- _Written request_
Extract each line from the entries below that has the string "with" in it.

━━ Material for the task ━━

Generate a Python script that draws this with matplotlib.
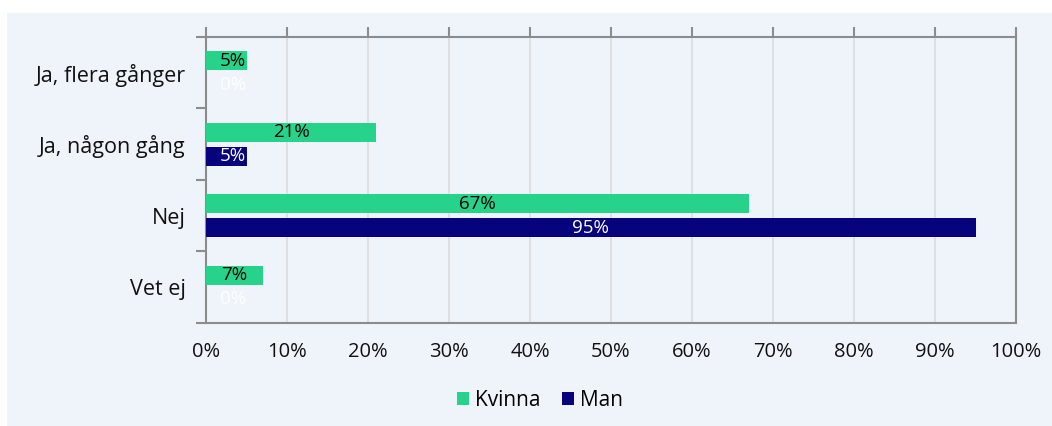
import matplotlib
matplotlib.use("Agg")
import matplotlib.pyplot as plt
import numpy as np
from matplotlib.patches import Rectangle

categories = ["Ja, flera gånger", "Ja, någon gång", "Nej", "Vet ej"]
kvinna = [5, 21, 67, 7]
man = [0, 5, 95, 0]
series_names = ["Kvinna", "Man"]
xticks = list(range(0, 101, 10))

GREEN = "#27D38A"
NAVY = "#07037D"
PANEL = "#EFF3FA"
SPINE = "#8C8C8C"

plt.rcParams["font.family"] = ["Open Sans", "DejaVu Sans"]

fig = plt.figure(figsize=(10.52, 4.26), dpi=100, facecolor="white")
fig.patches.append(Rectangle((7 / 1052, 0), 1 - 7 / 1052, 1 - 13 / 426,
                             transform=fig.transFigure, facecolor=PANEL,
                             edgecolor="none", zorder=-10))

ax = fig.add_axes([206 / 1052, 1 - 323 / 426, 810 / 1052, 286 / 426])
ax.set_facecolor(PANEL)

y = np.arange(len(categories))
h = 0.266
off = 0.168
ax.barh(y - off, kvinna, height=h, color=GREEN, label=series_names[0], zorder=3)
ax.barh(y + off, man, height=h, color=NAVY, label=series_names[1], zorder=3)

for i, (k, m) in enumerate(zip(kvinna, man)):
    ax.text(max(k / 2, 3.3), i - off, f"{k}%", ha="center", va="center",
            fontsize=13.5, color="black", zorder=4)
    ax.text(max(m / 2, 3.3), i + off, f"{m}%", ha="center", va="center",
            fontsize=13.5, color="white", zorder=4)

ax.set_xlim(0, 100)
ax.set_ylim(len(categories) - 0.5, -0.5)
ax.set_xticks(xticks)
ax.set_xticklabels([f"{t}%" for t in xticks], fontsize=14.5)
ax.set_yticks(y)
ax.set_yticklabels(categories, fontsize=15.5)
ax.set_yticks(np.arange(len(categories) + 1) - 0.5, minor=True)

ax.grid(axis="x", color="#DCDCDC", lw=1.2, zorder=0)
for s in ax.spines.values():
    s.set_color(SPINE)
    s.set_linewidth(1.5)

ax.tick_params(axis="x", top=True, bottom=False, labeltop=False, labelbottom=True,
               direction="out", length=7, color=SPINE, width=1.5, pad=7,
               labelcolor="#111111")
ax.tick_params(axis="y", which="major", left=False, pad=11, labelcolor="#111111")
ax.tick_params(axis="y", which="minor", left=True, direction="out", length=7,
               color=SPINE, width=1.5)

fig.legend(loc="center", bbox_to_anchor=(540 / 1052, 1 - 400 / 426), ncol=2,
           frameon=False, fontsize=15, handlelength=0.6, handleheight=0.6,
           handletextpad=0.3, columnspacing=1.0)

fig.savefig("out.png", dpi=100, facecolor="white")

━━━
━━ Material for the task ━━

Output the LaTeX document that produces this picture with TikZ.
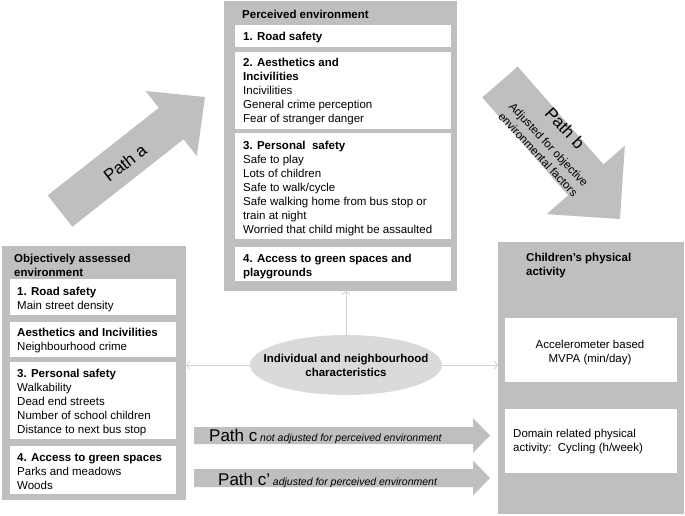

━━━

- _Output of the task_
Generate a Python script that draws this with matplotlib.
Output the LaTeX document that produces this picture with TikZ.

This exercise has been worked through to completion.